Monday, February 9, 2015

Bully

Jack and I were walking the dog last night and we were talking about bullying.  I didn't recall much bullying of kids when I was in elementary, middle or high school.  Jack seems to think it must have existed, and I didn't notice.  I didn't notice the boys pushing and shoving each other around.  I got in the conversation about bullying this morning with my neighbor as we crossed paths on the morning dog walk.  I told him we saw The Imitation Game this weekend about Alan Turing, the man who is credited with developing the universal machine, or the basis of the modern computer.  Some of the criticism of the movie is that Alan really wasn't a bully in the workplace, but was in fact a nice, affable, guy.  No doubt he was odd, but not really the jerk he was portrayed to be.  A few months ago, I started reading Alan Turing: The Enigma by Andrew Hodges.  Alan was significantly bullied at boarding school.  It seems that bullying is de rigueur in boarding schools.  The New Yorker recently had an article about a man who tracked down the boy who bullied him at board school.  The bully could not remember bullying the author of the article -- he only remembered how he himself was bullied at school.

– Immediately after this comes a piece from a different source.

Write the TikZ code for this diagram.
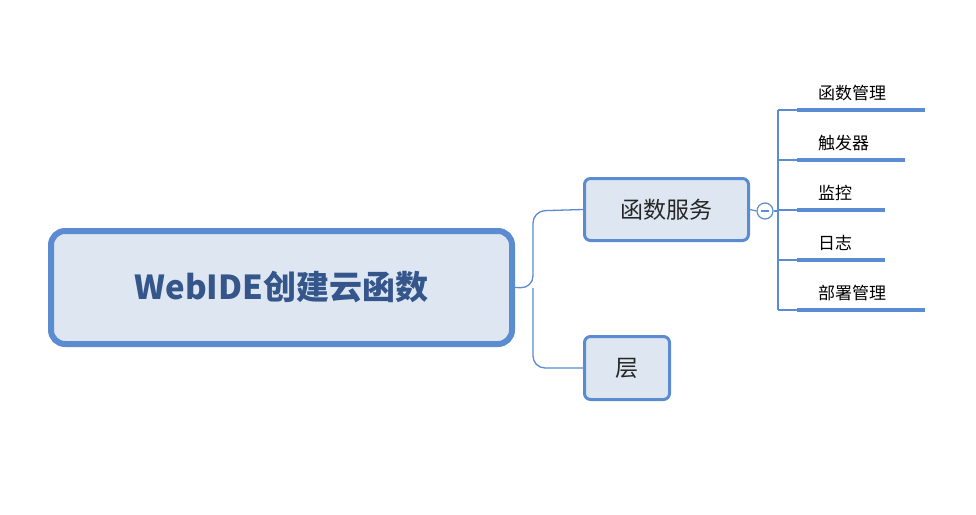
\documentclass[tikz,border=0pt]{standalone}
\usepackage{fontspec}
\setmainfont{Noto Sans CJK SC}
\newfontfamily\cjkb[BoldFont={Noto Sans CJK SC Bold}]{Noto Sans CJK SC}
\definecolor{bord}{HTML}{5B8BD0}
\definecolor{fillc}{HTML}{DDE6F1}
\definecolor{txt}{HTML}{34568B}
\begin{document}
\begin{tikzpicture}[x=1pt,y=-1pt,
  conn/.style={draw=bord,line width=1.3pt,rounded corners=12pt},
  child/.style={draw=bord,fill=fillc,line width=3pt,rounded corners=6pt,inner sep=0pt,font=\fontsize{23}{26}\selectfont,text=black!85},
  leaf/.style={anchor=south west,inner sep=0pt,font=\fontsize{17}{20}\selectfont},
  uline/.style={draw=bord,line width=4pt}]
\useasboundingbox (0,0) rectangle (976,514);
\node[draw=bord,fill=fillc,line width=6pt,rounded corners=14pt,minimum width=461pt,minimum height=113pt,font=\fontsize{33}{38}\selectfont\bfseries,text=txt] (main) at (281.5,287.5) {WebIDE创建云函数};
\node[child,minimum width=164pt,minimum height=62pt] (c1) at (666.5,209.5) {函数服务};
\node[child,minimum width=85pt,minimum height=63pt] (c2) at (627,368) {层};
\coordinate (j) at (533,288);
\draw[conn] (main.east) -- (j) -- (533,211) -- (c1.west);
\draw[conn] (j) -- (533,368) -- (c2.west);
\node[draw=bord,fill=white,line width=1.2pt,circle,minimum size=16pt,inner sep=0pt] (m) at (765,211) {};
\draw[bord,line width=1.2pt] (761,211) -- (769,211);
\draw[bord,line width=1.2pt] (c1.east) -- (m.west);
\coordinate (k) at (778,211);
\draw[bord,line width=1.3pt] (m.east) -- (k);
\foreach \y/\t/\w [count=\i] in {110/函数管理/925, 160/触发器/905, 210/监控/885, 260/日志/885, 310/部署管理/925}{
  \coordinate (s\i) at (797,\y);
  \coordinate (e\i) at (\w,\y);
  \draw[uline] (s\i) -- (e\i);
  \node[leaf] (l\i) at (818,\y-9) {\t};
}
\draw[bord,line width=1.3pt] (778,110) -- (778,310);
\foreach \i in {1,...,5}{\draw[bord,line width=1.3pt] (778,0|-s\i) -- (s\i);}
\end{tikzpicture}
\end{document}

I digress.  I started thinking about this one kid in my elementary school who was considered a bully.  I was telling Jack last night that this guy Jake was kind of a jerk.  No one really liked him, and he had no friends.  He wasn't so much a kid who pushed of shoved other kids.  The modern definition of bullying is intimidating or trying to over power someone.  This guy was mostly a loud mouth and annoying, yet kids thought he was a bully.  He was bigger than everyone else by a head or so, and he had that tough guy look.  He wore the same clothes everyday -- a white t-shirt, but more of the lightweight underwear type.  His eyes were slightly crossed, not horribly, and he had a furrowed brow, which made him look like he was trying to be mad.  He probably did do something rotten to some kid along the way, and the rest of the class thought Jake was a jerk.  I think he threatened to punch kids once in a while, but I don't think he ever did.  We were rather open about our disdain for his behavior, making up little songs to make fun of him.  Maybe we imagined he threatened kids to justify our mean songs about him.

This morning as I was talking to my neighbor about The Imitation Game, we got on the subject of bullying.  I told him about the New Yorker article, and I thought again of Jake, the boy I knew in elementary school.  I seem to recall that Jake was not the best student, perhaps he struggled.  He ended up switching to a different elementary school, where word has it he ended up doing fine, making friends and the like.  

Now as a parent, standing on the corner thousands of miles away from where I grew up, I started thinking of Jake as if he were a student in my kids' school.  He might have had a learning disability that went undiagnosed.  Perhaps he had a hard home life.  Maybe his dad was an alcoholic, or his parents couldn't afford any clothes other than the three pack of Fruit of the Loom sold at Kmart.  

I started to think that maybe we were the bullies, the entire class who mocked and teased this boy.   We thought he was a jerk, so he was generally excluded from recess and lunch games.  I suppose his social skills were mediocre, and the only way he might have known to connect was through being tough.  I thought, "Well I am girl.  I don't have to be his friend or nice to him.  It isn't expected of me."  We weren't as bad as a boarding school, but in a way weren't much better.  Here was a kid who didn't fit in, and all of us turned against him.  No one gave him a chance to be his friend.  Granted, he brought some of this on himself, but we didn't help.

My whole elementary class wasn't completely crappy.  When we were in third grade, an administrator from the district came to school and told us that we were chosen to have Alex in our class.  Alex was a special kid, different from others.  The district had to be very selective about which class could have Alex.  They needed students who would be kind, understanding and patient with Alex.  Our class was picked to be best out of all of the elementary schools around.  Alex had braces on his legs and some behavioral issues.  We all were nice to Alex because we were chosen, selected to have him.  Instead of laughing at Alex, we laughed with him.  We didn't have hot lunches at my school, so the PTA every few months would sponsor "Hamburger Day" where the moms would order a few hundred plain hamburgers from McDonalds and a similar number of individual size bags of Jay's potato chips.  The bags of chips were puffed up with air.  I remember Alex saying, "Hey, watch this!" as he pounded his fist against the bag of chips.  The bag exploded, and little shards of salty and greasy chips went flying everywhere.  I was a goody two-shoes who never stepped out of line, and I thought this was the funniest thing ever.  I imagine the room parents were highly annoyed at the mess, but the kids thought it was hilarious.  Even as an adult, I think it is funny.

When I got home from my morning walk with Fox, I googled Jake to see if I could find him.  I found his profile on Facebook, and found that he was friends with several kids from my elementary school.  I moved from suburban Chicago to Ohio when I was twelve.  I didn't go to middle or high school with this group of kids, so I never heard the rest of Jake's story.  Somewhere along the way, he got a second chance, not just from the teachers and schools, but from the kids.  I am glad they gave it to him.